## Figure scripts
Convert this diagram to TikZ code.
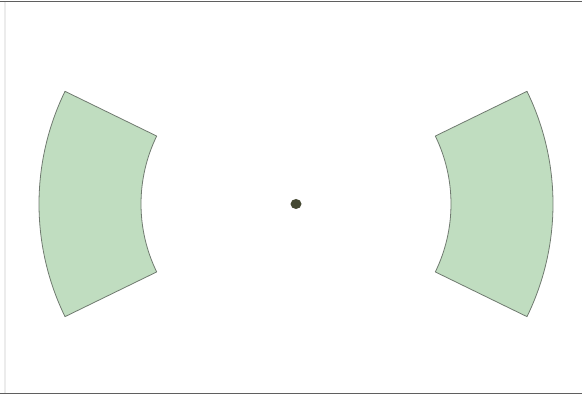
\documentclass[tikz,border=0pt]{standalone}
\usetikzlibrary{calc}
\definecolor{sectorgreen}{RGB}{192,221,192}
\definecolor{edgegray}{RGB}{112,122,112}
\definecolor{dotolive}{RGB}{68,72,50}
\definecolor{framegray}{RGB}{95,95,95}
\tikzset{
  sector/.style={fill=sectorgreen,draw=edgegray,line width=0.8pt,line join=round},
  frameline/.style={draw=framegray,line width=1.5pt}
}

\begin{document}
\begin{tikzpicture}
  \useasboundingbox (0,0) rectangle (582pt,395pt);
  % frame
  \coordinate (tl) at (0,393.5pt);
  \coordinate (tr) at (582pt,393.5pt);
  \coordinate (bl) at (0,1.5pt);
  \coordinate (br) at (582pt,1.5pt);
  \draw[frameline] (tl) -- (tr);
  \draw[frameline] (bl) -- (br);
  \draw[gray!15,line width=1.5pt] (5pt,393pt) -- (5pt,2pt);
  % sectors round the centre
  \coordinate (ctr) at (296pt,191pt);
  \foreach \m [evaluate=\m as \a using \m-26, evaluate=\m as \b using \m+26] in {180,0}{
    \draw[sector] ($(ctr)+(\a:155pt)$) -- ($(ctr)+(\a:257pt)$)
      arc[start angle=\a,end angle=\b,radius=257pt]
      -- ($(ctr)+(\b:155pt)$)
      arc[start angle=\b,end angle=\a,radius=155pt] -- cycle;
  }
  \fill[dotolive] (ctr) ellipse (5.5pt and 5pt);
\end{tikzpicture}
\end{document}
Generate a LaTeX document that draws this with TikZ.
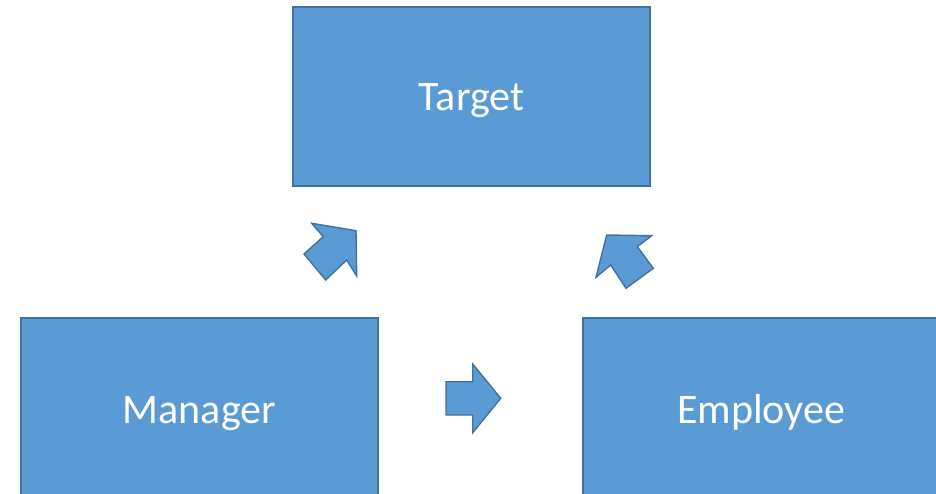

## What to work on
Write out all the entries exactly, except for the pictures.

## Problem solution
Convert this diagram to TikZ code.
\documentclass[tikz,border=0pt]{standalone}
\usetikzlibrary{calc}
\definecolor{sectorgreen}{RGB}{192,221,192}
\definecolor{edgegray}{RGB}{112,122,112}
\definecolor{dotolive}{RGB}{68,72,50}
\definecolor{framegray}{RGB}{95,95,95}
\tikzset{
  sector/.style={fill=sectorgreen,draw=edgegray,line width=0.8pt,line join=round},
  frameline/.style={draw=framegray,line width=1.5pt}
}

\begin{document}
\begin{tikzpicture}
  \useasboundingbox (0,0) rectangle (582pt,395pt);
  % frame
  \coordinate (tl) at (0,393.5pt);
  \coordinate (tr) at (582pt,393.5pt);
  \coordinate (bl) at (0,1.5pt);
  \coordinate (br) at (582pt,1.5pt);
  \draw[frameline] (tl) -- (tr);
  \draw[frameline] (bl) -- (br);
  \draw[gray!15,line width=1.5pt] (5pt,393pt) -- (5pt,2pt);
  % sectors round the centre
  \coordinate (ctr) at (296pt,191pt);
  \foreach \m [evaluate=\m as \a using \m-26, evaluate=\m as \b using \m+26] in {180,0}{
    \draw[sector] ($(ctr)+(\a:155pt)$) -- ($(ctr)+(\a:257pt)$)
      arc[start angle=\a,end angle=\b,radius=257pt]
      -- ($(ctr)+(\b:155pt)$)
      arc[start angle=\b,end angle=\a,radius=155pt] -- cycle;
  }
  \fill[dotolive] (ctr) ellipse (5.5pt and 5pt);
\end{tikzpicture}
\end{document}
Generate a LaTeX document that draws this with TikZ.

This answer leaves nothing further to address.